§ WHAT THE EXERCISE ASKS: Leaving the pictures aside, transcribe every line below exactly.

§ INPUT ROWS:
• • • •

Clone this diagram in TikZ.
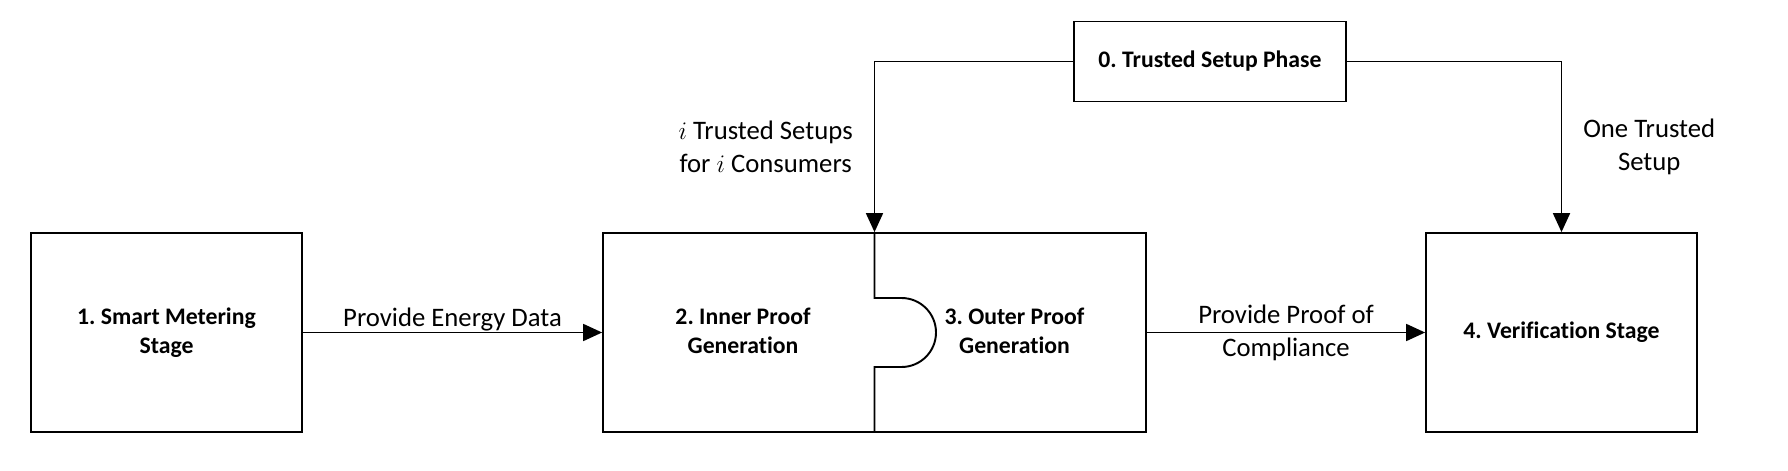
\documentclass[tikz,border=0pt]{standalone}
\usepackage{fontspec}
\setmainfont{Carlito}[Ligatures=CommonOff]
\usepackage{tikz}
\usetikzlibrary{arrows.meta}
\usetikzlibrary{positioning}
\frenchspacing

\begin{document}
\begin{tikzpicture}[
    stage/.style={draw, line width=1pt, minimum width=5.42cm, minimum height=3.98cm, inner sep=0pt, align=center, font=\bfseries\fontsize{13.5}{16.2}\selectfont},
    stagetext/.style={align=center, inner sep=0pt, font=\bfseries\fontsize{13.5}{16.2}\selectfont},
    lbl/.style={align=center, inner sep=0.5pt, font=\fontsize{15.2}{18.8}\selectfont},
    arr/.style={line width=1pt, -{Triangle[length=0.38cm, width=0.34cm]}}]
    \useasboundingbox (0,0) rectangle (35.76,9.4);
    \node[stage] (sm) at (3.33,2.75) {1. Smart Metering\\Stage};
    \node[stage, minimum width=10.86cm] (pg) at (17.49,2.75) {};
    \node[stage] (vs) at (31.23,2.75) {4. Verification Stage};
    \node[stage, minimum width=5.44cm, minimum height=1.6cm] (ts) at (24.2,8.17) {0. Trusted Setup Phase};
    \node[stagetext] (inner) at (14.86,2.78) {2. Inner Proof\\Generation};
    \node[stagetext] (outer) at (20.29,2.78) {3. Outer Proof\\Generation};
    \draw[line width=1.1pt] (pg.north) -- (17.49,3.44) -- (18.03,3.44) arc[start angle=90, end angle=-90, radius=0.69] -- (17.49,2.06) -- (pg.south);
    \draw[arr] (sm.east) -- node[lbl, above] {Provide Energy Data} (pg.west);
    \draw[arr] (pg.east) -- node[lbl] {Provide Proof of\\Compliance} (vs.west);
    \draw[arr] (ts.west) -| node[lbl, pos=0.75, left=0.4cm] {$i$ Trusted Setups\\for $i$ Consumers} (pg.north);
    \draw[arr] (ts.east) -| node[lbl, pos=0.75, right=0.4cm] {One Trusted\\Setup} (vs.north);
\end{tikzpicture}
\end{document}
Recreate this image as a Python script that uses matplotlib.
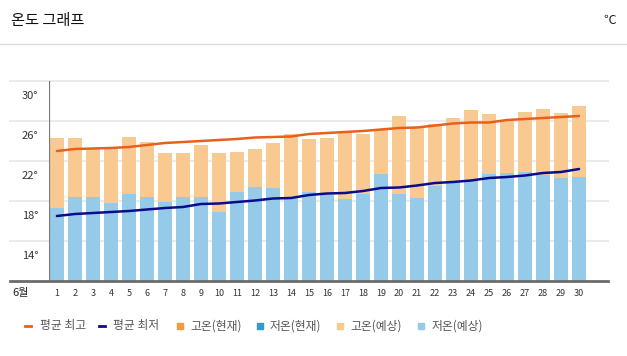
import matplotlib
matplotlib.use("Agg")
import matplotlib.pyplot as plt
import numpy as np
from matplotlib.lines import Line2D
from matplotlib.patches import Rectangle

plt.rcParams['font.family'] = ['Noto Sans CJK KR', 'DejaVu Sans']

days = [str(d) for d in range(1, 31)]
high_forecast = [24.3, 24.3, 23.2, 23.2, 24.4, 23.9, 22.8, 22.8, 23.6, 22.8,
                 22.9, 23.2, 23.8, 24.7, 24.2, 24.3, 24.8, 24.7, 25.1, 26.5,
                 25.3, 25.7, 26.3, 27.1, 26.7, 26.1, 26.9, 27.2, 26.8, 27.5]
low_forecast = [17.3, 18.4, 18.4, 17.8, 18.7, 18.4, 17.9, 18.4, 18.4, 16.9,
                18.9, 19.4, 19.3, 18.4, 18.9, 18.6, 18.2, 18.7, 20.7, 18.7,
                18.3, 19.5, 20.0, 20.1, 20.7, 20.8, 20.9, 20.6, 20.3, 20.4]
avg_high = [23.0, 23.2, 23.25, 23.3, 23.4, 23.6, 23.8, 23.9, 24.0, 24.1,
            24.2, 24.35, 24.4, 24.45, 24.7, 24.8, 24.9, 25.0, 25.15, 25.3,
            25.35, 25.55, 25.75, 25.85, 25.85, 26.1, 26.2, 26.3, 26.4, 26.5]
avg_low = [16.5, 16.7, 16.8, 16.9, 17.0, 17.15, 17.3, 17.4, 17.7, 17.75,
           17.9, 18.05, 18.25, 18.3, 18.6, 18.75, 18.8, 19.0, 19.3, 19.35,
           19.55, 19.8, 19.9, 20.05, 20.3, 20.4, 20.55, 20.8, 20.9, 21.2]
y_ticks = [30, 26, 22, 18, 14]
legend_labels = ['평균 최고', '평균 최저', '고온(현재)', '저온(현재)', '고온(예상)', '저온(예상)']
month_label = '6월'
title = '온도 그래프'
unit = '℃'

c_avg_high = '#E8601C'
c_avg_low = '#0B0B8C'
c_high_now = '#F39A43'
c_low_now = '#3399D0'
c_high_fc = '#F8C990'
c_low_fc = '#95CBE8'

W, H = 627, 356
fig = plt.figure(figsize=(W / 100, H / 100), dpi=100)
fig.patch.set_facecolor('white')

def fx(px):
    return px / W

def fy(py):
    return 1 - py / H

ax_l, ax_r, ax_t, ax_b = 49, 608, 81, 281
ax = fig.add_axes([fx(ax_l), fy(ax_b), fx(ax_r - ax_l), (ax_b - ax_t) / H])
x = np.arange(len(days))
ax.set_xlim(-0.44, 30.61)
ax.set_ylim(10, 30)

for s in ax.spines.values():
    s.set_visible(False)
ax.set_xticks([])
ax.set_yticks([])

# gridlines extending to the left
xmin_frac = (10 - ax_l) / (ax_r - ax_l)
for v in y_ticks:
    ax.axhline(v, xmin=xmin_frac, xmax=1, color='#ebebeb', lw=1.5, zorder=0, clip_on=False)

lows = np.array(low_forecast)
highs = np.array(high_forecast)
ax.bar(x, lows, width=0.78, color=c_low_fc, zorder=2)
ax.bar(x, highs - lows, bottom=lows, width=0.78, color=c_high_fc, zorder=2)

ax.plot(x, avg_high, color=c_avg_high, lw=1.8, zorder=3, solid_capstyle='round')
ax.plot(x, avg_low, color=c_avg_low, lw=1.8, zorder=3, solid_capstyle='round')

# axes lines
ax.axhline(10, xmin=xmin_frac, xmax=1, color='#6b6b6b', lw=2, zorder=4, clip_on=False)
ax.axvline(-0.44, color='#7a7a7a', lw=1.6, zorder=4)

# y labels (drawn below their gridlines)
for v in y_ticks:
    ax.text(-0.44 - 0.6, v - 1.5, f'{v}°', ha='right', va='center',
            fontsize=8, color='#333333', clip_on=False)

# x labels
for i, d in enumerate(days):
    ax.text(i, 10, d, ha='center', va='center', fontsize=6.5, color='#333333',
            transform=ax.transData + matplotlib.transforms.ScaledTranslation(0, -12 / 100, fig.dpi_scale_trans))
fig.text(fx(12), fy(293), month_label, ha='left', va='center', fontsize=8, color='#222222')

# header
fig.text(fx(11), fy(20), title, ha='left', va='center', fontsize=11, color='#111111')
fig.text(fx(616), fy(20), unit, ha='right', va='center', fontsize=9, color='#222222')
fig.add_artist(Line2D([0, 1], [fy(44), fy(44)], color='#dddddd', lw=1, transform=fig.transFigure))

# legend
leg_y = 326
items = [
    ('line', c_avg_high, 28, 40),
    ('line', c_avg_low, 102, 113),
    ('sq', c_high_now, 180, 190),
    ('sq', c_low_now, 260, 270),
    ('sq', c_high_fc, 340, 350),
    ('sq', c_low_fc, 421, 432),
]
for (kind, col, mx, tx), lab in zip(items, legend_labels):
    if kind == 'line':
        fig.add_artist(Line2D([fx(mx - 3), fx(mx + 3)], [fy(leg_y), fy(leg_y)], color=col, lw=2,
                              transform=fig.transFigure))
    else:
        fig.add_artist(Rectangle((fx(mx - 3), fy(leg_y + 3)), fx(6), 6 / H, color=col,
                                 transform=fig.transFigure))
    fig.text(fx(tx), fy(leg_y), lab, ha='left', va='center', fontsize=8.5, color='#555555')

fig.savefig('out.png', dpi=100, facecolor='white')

• • • •

§ TASK RESULT:
Clone this diagram in TikZ.
\documentclass[tikz,border=0pt]{standalone}
\usepackage{fontspec}
\setmainfont{Carlito}[Ligatures=CommonOff]
\usepackage{tikz}
\usetikzlibrary{arrows.meta}
\usetikzlibrary{positioning}
\frenchspacing

\begin{document}
\begin{tikzpicture}[
    stage/.style={draw, line width=1pt, minimum width=5.42cm, minimum height=3.98cm, inner sep=0pt, align=center, font=\bfseries\fontsize{13.5}{16.2}\selectfont},
    stagetext/.style={align=center, inner sep=0pt, font=\bfseries\fontsize{13.5}{16.2}\selectfont},
    lbl/.style={align=center, inner sep=0.5pt, font=\fontsize{15.2}{18.8}\selectfont},
    arr/.style={line width=1pt, -{Triangle[length=0.38cm, width=0.34cm]}}]
    \useasboundingbox (0,0) rectangle (35.76,9.4);
    \node[stage] (sm) at (3.33,2.75) {1. Smart Metering\\Stage};
    \node[stage, minimum width=10.86cm] (pg) at (17.49,2.75) {};
    \node[stage] (vs) at (31.23,2.75) {4. Verification Stage};
    \node[stage, minimum width=5.44cm, minimum height=1.6cm] (ts) at (24.2,8.17) {0. Trusted Setup Phase};
    \node[stagetext] (inner) at (14.86,2.78) {2. Inner Proof\\Generation};
    \node[stagetext] (outer) at (20.29,2.78) {3. Outer Proof\\Generation};
    \draw[line width=1.1pt] (pg.north) -- (17.49,3.44) -- (18.03,3.44) arc[start angle=90, end angle=-90, radius=0.69] -- (17.49,2.06) -- (pg.south);
    \draw[arr] (sm.east) -- node[lbl, above] {Provide Energy Data} (pg.west);
    \draw[arr] (pg.east) -- node[lbl] {Provide Proof of\\Compliance} (vs.west);
    \draw[arr] (ts.west) -| node[lbl, pos=0.75, left=0.4cm] {$i$ Trusted Setups\\for $i$ Consumers} (pg.north);
    \draw[arr] (ts.east) -| node[lbl, pos=0.75, right=0.4cm] {One Trusted\\Setup} (vs.north);
\end{tikzpicture}
\end{document}
Recreate this image as a Python script that uses matplotlib.
import matplotlib
matplotlib.use("Agg")
import matplotlib.pyplot as plt
import numpy as np
from matplotlib.lines import Line2D
from matplotlib.patches import Rectangle

plt.rcParams['font.family'] = ['Noto Sans CJK KR', 'DejaVu Sans']

days = [str(d) for d in range(1, 31)]
high_forecast = [24.3, 24.3, 23.2, 23.2, 24.4, 23.9, 22.8, 22.8, 23.6, 22.8,
                 22.9, 23.2, 23.8, 24.7, 24.2, 24.3, 24.8, 24.7, 25.1, 26.5,
                 25.3, 25.7, 26.3, 27.1, 26.7, 26.1, 26.9, 27.2, 26.8, 27.5]
low_forecast = [17.3, 18.4, 18.4, 17.8, 18.7, 18.4, 17.9, 18.4, 18.4, 16.9,
                18.9, 19.4, 19.3, 18.4, 18.9, 18.6, 18.2, 18.7, 20.7, 18.7,
                18.3, 19.5, 20.0, 20.1, 20.7, 20.8, 20.9, 20.6, 20.3, 20.4]
avg_high = [23.0, 23.2, 23.25, 23.3, 23.4, 23.6, 23.8, 23.9, 24.0, 24.1,
            24.2, 24.35, 24.4, 24.45, 24.7, 24.8, 24.9, 25.0, 25.15, 25.3,
            25.35, 25.55, 25.75, 25.85, 25.85, 26.1, 26.2, 26.3, 26.4, 26.5]
avg_low = [16.5, 16.7, 16.8, 16.9, 17.0, 17.15, 17.3, 17.4, 17.7, 17.75,
           17.9, 18.05, 18.25, 18.3, 18.6, 18.75, 18.8, 19.0, 19.3, 19.35,
           19.55, 19.8, 19.9, 20.05, 20.3, 20.4, 20.55, 20.8, 20.9, 21.2]
y_ticks = [30, 26, 22, 18, 14]
legend_labels = ['평균 최고', '평균 최저', '고온(현재)', '저온(현재)', '고온(예상)', '저온(예상)']
month_label = '6월'
title = '온도 그래프'
unit = '℃'

c_avg_high = '#E8601C'
c_avg_low = '#0B0B8C'
c_high_now = '#F39A43'
c_low_now = '#3399D0'
c_high_fc = '#F8C990'
c_low_fc = '#95CBE8'

W, H = 627, 356
fig = plt.figure(figsize=(W / 100, H / 100), dpi=100)
fig.patch.set_facecolor('white')

def fx(px):
    return px / W

def fy(py):
    return 1 - py / H

ax_l, ax_r, ax_t, ax_b = 49, 608, 81, 281
ax = fig.add_axes([fx(ax_l), fy(ax_b), fx(ax_r - ax_l), (ax_b - ax_t) / H])
x = np.arange(len(days))
ax.set_xlim(-0.44, 30.61)
ax.set_ylim(10, 30)

for s in ax.spines.values():
    s.set_visible(False)
ax.set_xticks([])
ax.set_yticks([])

# gridlines extending to the left
xmin_frac = (10 - ax_l) / (ax_r - ax_l)
for v in y_ticks:
    ax.axhline(v, xmin=xmin_frac, xmax=1, color='#ebebeb', lw=1.5, zorder=0, clip_on=False)

lows = np.array(low_forecast)
highs = np.array(high_forecast)
ax.bar(x, lows, width=0.78, color=c_low_fc, zorder=2)
ax.bar(x, highs - lows, bottom=lows, width=0.78, color=c_high_fc, zorder=2)

ax.plot(x, avg_high, color=c_avg_high, lw=1.8, zorder=3, solid_capstyle='round')
ax.plot(x, avg_low, color=c_avg_low, lw=1.8, zorder=3, solid_capstyle='round')

# axes lines
ax.axhline(10, xmin=xmin_frac, xmax=1, color='#6b6b6b', lw=2, zorder=4, clip_on=False)
ax.axvline(-0.44, color='#7a7a7a', lw=1.6, zorder=4)

# y labels (drawn below their gridlines)
for v in y_ticks:
    ax.text(-0.44 - 0.6, v - 1.5, f'{v}°', ha='right', va='center',
            fontsize=8, color='#333333', clip_on=False)

# x labels
for i, d in enumerate(days):
    ax.text(i, 10, d, ha='center', va='center', fontsize=6.5, color='#333333',
            transform=ax.transData + matplotlib.transforms.ScaledTranslation(0, -12 / 100, fig.dpi_scale_trans))
fig.text(fx(12), fy(293), month_label, ha='left', va='center', fontsize=8, color='#222222')

# header
fig.text(fx(11), fy(20), title, ha='left', va='center', fontsize=11, color='#111111')
fig.text(fx(616), fy(20), unit, ha='right', va='center', fontsize=9, color='#222222')
fig.add_artist(Line2D([0, 1], [fy(44), fy(44)], color='#dddddd', lw=1, transform=fig.transFigure))

# legend
leg_y = 326
items = [
    ('line', c_avg_high, 28, 40),
    ('line', c_avg_low, 102, 113),
    ('sq', c_high_now, 180, 190),
    ('sq', c_low_now, 260, 270),
    ('sq', c_high_fc, 340, 350),
    ('sq', c_low_fc, 421, 432),
]
for (kind, col, mx, tx), lab in zip(items, legend_labels):
    if kind == 'line':
        fig.add_artist(Line2D([fx(mx - 3), fx(mx + 3)], [fy(leg_y), fy(leg_y)], color=col, lw=2,
                              transform=fig.transFigure))
    else:
        fig.add_artist(Rectangle((fx(mx - 3), fy(leg_y + 3)), fx(6), 6 / H, color=col,
                                 transform=fig.transFigure))
    fig.text(fx(tx), fy(leg_y), lab, ha='left', va='center', fontsize=8.5, color='#555555')

fig.savefig('out.png', dpi=100, facecolor='white')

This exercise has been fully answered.